[GIVEN DATA]:
——————————

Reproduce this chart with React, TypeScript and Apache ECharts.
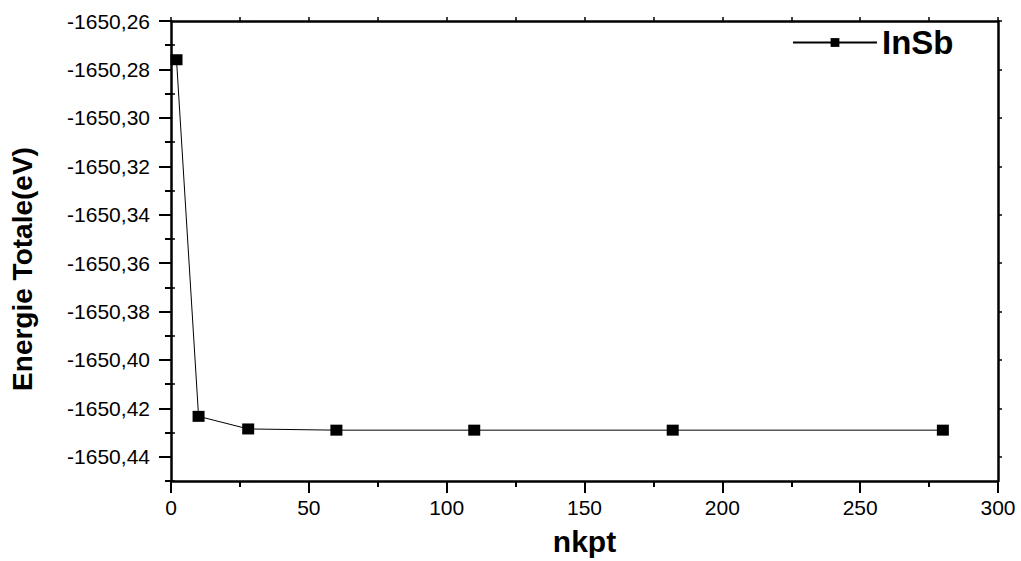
import React, { useEffect, useRef } from "react";
import * as echarts from "echarts";

// k-point convergence of the total energy for InSb
const nkpt = [2, 10, 28, 60, 110, 182, 280];
const energy = [-1650.276, -1650.4233, -1650.4285, -1650.429, -1650.429, -1650.429, -1650.429];

// y-axis ticks: labelled majors every 0.02, minors in between
const yMajorTicks = [-1650.44, -1650.42, -1650.4, -1650.38, -1650.36, -1650.34, -1650.32, -1650.3, -1650.28, -1650.26];
const yMinorTicks = [-1650.45, -1650.43, -1650.41, -1650.39, -1650.37, -1650.35, -1650.33, -1650.31, -1650.29, -1650.27];

const FONT = "'Liberation Sans', Arial, sans-serif";
const BLACK = "#000";

export default function App() {
  const ref = useRef<HTMLDivElement>(null);

  useEffect(() => {
    if (!ref.current) return;
    const chart = echarts.init(ref.current, undefined, { renderer: "svg" });

    const axisLine = { show: true, onZero: false, lineStyle: { color: BLACK, width: 2.5 } };
    const yRange = { min: -1650.45, max: -1650.26 };

    chart.setOption({
      animation: false,
      backgroundColor: "#fff",
      textStyle: { fontFamily: FONT },
      grid: { left: 171, right: 23, top: 21, bottom: 78 },
      legend: {
        data: ["InSb"],
        left: 792,
        top: 26,
        padding: 0,
        itemWidth: 84,
        itemHeight: 11,
        textStyle: { fontFamily: FONT, fontSize: 33, fontWeight: "bold", color: BLACK },
      },
      xAxis: [
        {
          type: "value",
          position: "bottom",
          min: 0,
          max: 300,
          interval: 50,
          axisLine,
          axisTick: { show: true, inside: false, length: 12, lineStyle: { color: BLACK, width: 2 } },
          minorTick: { show: true, splitNumber: 2, length: 6, lineStyle: { color: BLACK, width: 2 } },
          splitLine: { show: false },
          minorSplitLine: { show: false },
          axisLabel: { margin: 16, fontSize: 21, color: BLACK, fontFamily: FONT },
          name: "nkpt",
          nameLocation: "middle",
          nameGap: 45,
          nameTextStyle: { fontSize: 30, fontWeight: "bold", color: BLACK, fontFamily: FONT },
        },
        {
          type: "value",
          position: "top",
          min: 0,
          max: 300,
          interval: 50,
          axisLine,
          axisTick: { show: true, inside: false, length: 4, lineStyle: { color: BLACK, width: 1.5 } },
          minorTick: { show: true, splitNumber: 2, length: 4, lineStyle: { color: BLACK, width: 1.5 } },
          splitLine: { show: false },
          minorSplitLine: { show: false },
          axisLabel: { show: false },
        },
      ],
      yAxis: [
        {
          type: "value",
          position: "left",
          ...yRange,
          axisLine,
          axisTick: {
            show: true,
            inside: false,
            length: 12,
            customValues: yMajorTicks,
            lineStyle: { color: BLACK, width: 2 },
          },
          splitLine: { show: false },
          axisLabel: {
            customValues: yMajorTicks,
            margin: 21,
            fontSize: 21,
            color: BLACK,
            fontFamily: FONT,
            formatter: (v: number) => v.toFixed(2).replace(".", ","),
          },
          name: "Energie Totale(eV)",
          nameLocation: "middle",
          nameGap: 135,
          nameRotate: 90,
          nameTextStyle: {
            fontSize: 28,
            fontWeight: "bold",
            color: BLACK,
            fontFamily: FONT,
            padding: [0, 36, 0, 0],
          },
        },
        {
          type: "value",
          position: "left",
          ...yRange,
          axisLine: { show: false },
          axisTick: {
            show: true,
            inside: false,
            length: 6,
            customValues: yMinorTicks,
            lineStyle: { color: BLACK, width: 2 },
          },
          splitLine: { show: false },
          axisLabel: { show: false },
        },
        {
          type: "value",
          position: "right",
          ...yRange,
          axisLine,
          axisTick: {
            show: true,
            inside: false,
            length: 4,
            customValues: yMajorTicks,
            lineStyle: { color: BLACK, width: 1.5 },
          },
          splitLine: { show: false },
          axisLabel: { show: false },
        },
        {
          type: "value",
          position: "right",
          ...yRange,
          axisLine: { show: false },
          axisTick: {
            show: true,
            inside: false,
            length: 4,
            customValues: yMinorTicks,
            lineStyle: { color: BLACK, width: 1.5 },
          },
          splitLine: { show: false },
          axisLabel: { show: false },
        },
      ],
      series: [
        {
          name: "InSb",
          type: "line",
          xAxisIndex: 0,
          yAxisIndex: 0,
          data: nkpt.map((k, i) => [k, energy[i]]),
          symbol: "rect",
          symbolSize: [12, 11],
          showSymbol: true,
          itemStyle: { color: BLACK },
          lineStyle: { color: BLACK, width: 1 },
        },
      ],
    });

    return () => chart.dispose();
  }, []);

  return (
    <div
      ref={ref}
      style={{ position: "fixed", left: 0, top: 0, width: 1021, height: 561, background: "#fff" }}
    />
  );
}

——————————

Write out, word for word, the lines from the start of the data through the one holding "-1650.429, -1650.429, -1650.429];". Omit pictures.

[SOLUTION FOR THIS EXERCISE]:
Reproduce this chart with React, TypeScript and Apache ECharts.
import React, { useEffect, useRef } from "react";
import * as echarts from "echarts";

// k-point convergence of the total energy for InSb
const nkpt = [2, 10, 28, 60, 110, 182, 280];
const energy = [-1650.276, -1650.4233, -1650.4285, -1650.429, -1650.429, -1650.429, -1650.429];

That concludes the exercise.